Horrorizado por estas pérdidas, que además confirmaban sus temores de lucha con los ingleses, el káiser dio órdenes de que no volvieran a correr un solo riesgo: «Ha de evitarse la pérdida de un solo barco». La iniciativa del comandante de la flota del mar del Norte fue limitada aún más y no se ordenaría ningún movimiento de importancia sin la expresa autorización de Su Majestad.[45]

Desde aquel momento, mientras la flota inglesa montaba el bloqueo, la Marina de guerra alemana permanecía inactiva.

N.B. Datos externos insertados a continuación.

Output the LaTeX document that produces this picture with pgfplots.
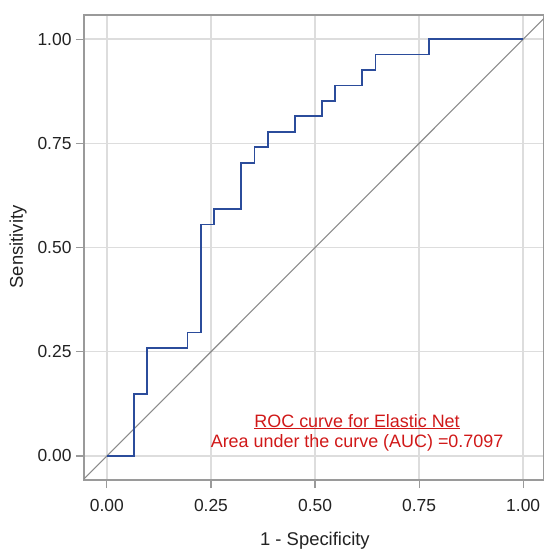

Luchando contra las cadenas que le ataban, el desgraciado Tirpitz escribió a mediados de septiembre: «Nuestra mejor oportunidad para una batalla con éxito la tuvimos las dos o tres primeras semanas después de la declaración de la guerra»; un triste reconocimiento. «En el futuro, nuestras posibilidades serán menores». Y la Marina de guerra inglesa, cada vez más potente y segura, ejercía una gran presión sobre los neutrales, una presión mayor cada día que pasaba, anulando por completo el comercio marítimo alemán e imponiendo un bloqueo muy firme.[46]

En un desesperado esfuerzo, Alemania recurrió a la guerra submarina. A falta de una flota de superficie, los submarinos cumplieron aquellas funciones en alta mar que Wilson había previsto sobriamente durante los primeros días de guerra en el mes de agosto.